Afastando-se do universo matemático de Flatland de Abbot, no qual a linha representava o elemento feminino desprezado pela comunidade machista dos sólidos geométricos Plus ou moins l’infinit redirecciona-nos o olhar para a beleza de um mundo orquestrado a partir de duas linguagens universais: a matemática e a arte. Mais uma vez redescobrimos o conceito de Novo Circo. Um conceito que rompe com o s números que se sucedem e nos quais há uma procura da técnica apurada que nos surpreende para um novo conceito que propões aos artistas servirem-se de diversas linguagem e técnicas, submetando-as a um conceito. Neste caso foi o conceito de espaço, com Aurélia Thierrèe, no seu Oratório, foi o conceito de transgressão das leis da física e a exploração do absurdo. Num país como a França, que desde a década de oitenta apoia o Novo Circo, tendo inclusivamente uma escola superior que forma jovens nesta visão global do espectáculo, é previsível que surjam espectáculos desta natureza, que nos conduzem o olhar para o belo através de artistas que surpreendem pelo seu desafio constante às leis da gravidade. Como Portugal tem tido um atraso de cerca de 30 anos relativamente ao resto da Europa talvez agora se possa vislumbrar a esperança de um investimento sério do poder político nesta área.
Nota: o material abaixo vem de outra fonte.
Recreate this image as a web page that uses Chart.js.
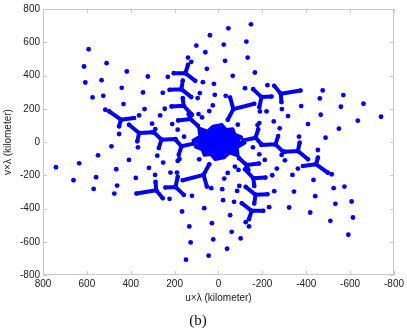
<!DOCTYPE html>
<html><head><meta charset="utf-8">
<script src="https://cdn.jsdelivr.net/npm/chart.js@4/dist/chart.umd.min.js"></script>
<style>html,body{margin:0;padding:0;background:#fff;}</style>
</head><body>
<canvas id="c" width="407" height="330"></canvas>
<script>
const xTickValues = [800, 600, 400, 200, 0, -200, -400, -600, -800];
const yTickValues = [-800, -600, -400, -200, 0, 200, 400, 600, 800];
const xTitle = 'u×λ (kilometer)';
const yTitle = 'v×λ (kilometer)';
const caption = '(b)';

// isolated uv samples (upper half and its conjugate half)
const upperDotU = [-148,-45,39,-127,-24,101,592,60,139,-133,-30,124,510,613,53,418,-166,-65,322,231,533,607,71,21,-223,441,254,574,525,344,85,95,17,-33,-475,-569,-462,-558,-661,-377,-289,516,433,337,245,-219,-189,-466,-317,-741,-635,362,266,-408,-279,-549,-178,303,288,211,186,157,-367,-488,453,-252,-186,91,75,42,26,-88,-121];
const upperDotV = [708,684,642,604,586,580,558,540,508,508,488,482,474,454,440,424,418,398,394,392,372,358,360,350,342,326,296,268,278,298,294,264,284,278,310,282,262,212,230,216,198,194,228,198,200,184,184,164,156,152,128,160,160,108,82,80,102,110,78,108,74,32,32,26,48,124,114,168,148,186,220,104,324];
const lowerDotU = [148,45,-39,127,24,-101,-592,-60,-139,133,30,-124,-510,-613,-53,-418,166,65,-322,-231,-533,-607,-71,-21,223,-441,-254,-574,-525,-344,-85,-95,-17,33,475,569,462,558,661,377,289,-516,-433,-337,-245,219,189,466,317,741,635,-362,-266,408,279,549,178,-303,-288,-211,-186,-157,367,488,-453,252,186,-91,-75,-42,-26,88,121];
const lowerDotV = [-708,-684,-642,-604,-586,-580,-558,-540,-508,-508,-488,-482,-474,-454,-440,-424,-418,-398,-394,-392,-372,-358,-360,-350,-342,-326,-296,-268,-278,-298,-294,-264,-284,-278,-310,-282,-262,-212,-230,-216,-198,-194,-228,-198,-200,-184,-184,-164,-156,-152,-128,-160,-160,-108,-82,-80,-102,-110,-78,-108,-74,-32,-32,-26,-48,-124,-114,-168,-148,-186,-220,-104,-324];

// Y-shaped tracks: centre and three arm ends
const yCenU = [151,169,159,128,445,362,260,169,-68,-196,-284,-151,-169,-159,-128,-445,-362,-260,-169,68,196,284];
const yCenV = [414,318,218,138,134,54,14,-26,198,270,290,-414,-318,-218,-138,-134,-54,-14,26,-198,-270,-290];
const armAU = [204,223,214,184,498,408,294,196,-53,-158,-254,-204,-223,-214,-184,-498,-408,-294,-196,53,158,254];
const armAV = [414,314,214,130,184,104,58,14,268,318,338,-414,-314,-214,-130,-184,-104,-58,-14,-268,-318,-338];
const armBU = [139,163,163,136,385,302,196,113,-163,-242,-374,-139,-163,-163,-136,-385,-302,-196,-113,163,242,374];
const armBV = [464,370,264,168,144,58,18,-10,230,274,310,-464,-370,-264,-168,-144,-58,-18,10,-230,-274,-310];
const armCU = [106,124,121,94,453,370,272,181,-42,-186,-287,-106,-124,-121,-94,-453,-370,-272,-181,42,186,287];
const armCV = [368,270,164,98,94,4,-36,-76,134,210,240,-368,-270,-164,-98,-94,-4,36,76,-134,-210,-240];

// dense core outline
const coreU = [121,85,90,50,25,-15,-35,-65,-75,-105,-85,-121,-85,-90,-50,-25,15,35,65,75,105,85,121];
const coreV = [6,35,84,65,95,106,75,80,45,30,5,-6,-35,-84,-65,-95,-106,-75,-80,-45,-30,-5,6];

const BLUE = '#0000ff';
const FONT = "'Liberation Sans', Arial, sans-serif";
const zip = (a, b) => a.map((v, i) => ({x: v, y: b[i]}));

const datasets = [];
datasets.push({data: zip(upperDotU, upperDotV).concat(zip(lowerDotU, lowerDotV)),
  pointRadius: 2.4, pointBackgroundColor: BLUE, pointBorderWidth: 0, showLine: false});
for (let i = 0; i < yCenU.length; i++) {
  datasets.push({
    data: [
      {x: armAU[i], y: armAV[i]}, {x: yCenU[i], y: yCenV[i]}, {x: armBU[i], y: armBV[i]},
      {x: yCenU[i], y: yCenV[i]}, {x: armCU[i], y: armCV[i]}
    ],
    showLine: true, borderColor: BLUE, borderWidth: 4, borderCapStyle: 'round', borderJoinStyle: 'round',
    pointRadius: 2.3, pointBackgroundColor: BLUE, pointBorderWidth: 0, tension: 0
  });
}
datasets.push({data: zip(coreU, coreV), showLine: true, fill: 'shape', backgroundColor: BLUE,
  borderColor: BLUE, borderWidth: 3, borderJoinStyle: 'round', pointRadius: 0, tension: 0});

const framePlugin = {
  id: 'frame',
  beforeDatasetsDraw(chart) {
    const {ctx, chartArea: a, scales: {x, y}} = chart;
    ctx.save();
    ctx.strokeStyle = '#c8c8c8';
    ctx.lineWidth = 1;
    ctx.strokeRect(a.left + 0.5, a.top + 0.5, a.right - a.left - 1, a.bottom - a.top - 1);
    ctx.beginPath();
    for (const v of xTickValues) {
      const px = Math.round(x.getPixelForValue(v)) + 0.5;
      ctx.moveTo(px, a.bottom); ctx.lineTo(px, a.bottom - 4);
      ctx.moveTo(px, a.top); ctx.lineTo(px, a.top + 4);
    }
    for (const v of yTickValues) {
      const py = Math.round(y.getPixelForValue(v)) + 0.5;
      ctx.moveTo(a.left, py); ctx.lineTo(a.left + 4, py);
      ctx.moveTo(a.right, py); ctx.lineTo(a.right - 4, py);
    }
    ctx.stroke();
    ctx.restore();
  }
};

new Chart(document.getElementById('c'), {
  type: 'scatter',
  data: {datasets},
  plugins: [framePlugin],
  options: {
    responsive: false,
    devicePixelRatio: 1,
    animation: false,
    layout: {padding: {top: 9, right: 11, left: 0, bottom: 0}},
    plugins: {
      legend: {display: false},
      tooltip: {enabled: false},
      title: {display: true, text: caption, position: 'bottom', color: '#111',
        font: {family: "'Liberation Serif', 'Times New Roman', serif", size: 15, weight: 'normal'},
        padding: {top: 4, bottom: 0}}
    },
    scales: {
      x: {
        type: 'linear', position: 'bottom', min: -800, max: 800, reverse: true,
        grid: {display: false, drawTicks: false}, border: {display: false},
        afterBuildTicks: s => { s.ticks = xTickValues.map(v => ({value: v})); },
        afterFit: s => { s.height = 33; },
        ticks: {color: '#222', font: {family: FONT, size: 10}, padding: 3, maxRotation: 0, autoSkip: false,
          callback: v => String(v)},
        title: {display: true, text: xTitle, color: '#222', font: {family: FONT, size: 10},
          padding: {top: 2, bottom: 4}}
      },
      y: {
        type: 'linear', position: 'left', min: -800, max: 800,
        grid: {display: false, drawTicks: false}, border: {display: false},
        afterBuildTicks: s => { s.ticks = yTickValues.map(v => ({value: v})); },
        afterFit: s => { s.width = 43; },
        ticks: {color: '#222', font: {family: FONT, size: 10}, padding: 3, autoSkip: false,
          callback: v => String(v)},
        title: {display: true, text: yTitle, color: '#222', font: {family: FONT, size: 10},
          padding: {top: 2, bottom: 0}}
      }
    }
  }
});
</script>
</body></html>
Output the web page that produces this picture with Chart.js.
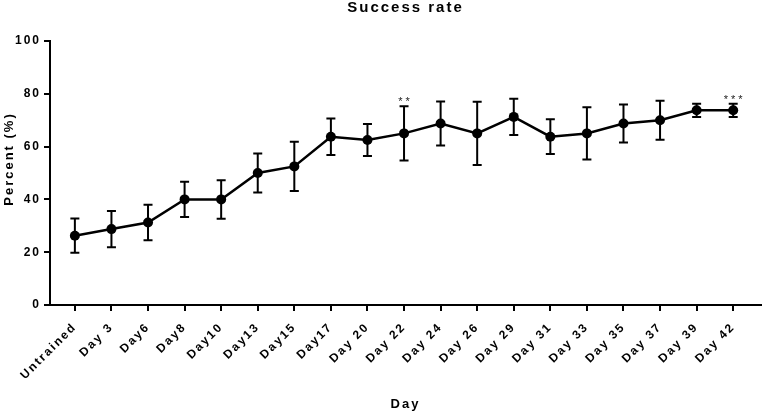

Este espectáculo contou com a participação de Olivier Alenda, Aurélien Bory, Pierre Cartonnet, Julien Cassier, Aurélius Lorenzi, e Sodadeth San em cima do palco. Atrás do palco houve uma imensa equipa de técnicos que permitiram o desenvolvimento do espectáculo, como Tristan Baudoin, Stéphane Ley, Frédéric Stoll e Arno Veyrat. A música foi concebida por três criadores: Olivier Alenda, Julien Cassier e o própiro encenador Phil Soltanoff. A par da luz, desenhada por Arno Veyrat, contribuíram para a construção de ambiências muito especiais e fazer deste espectáculo um delírio para os sentidos.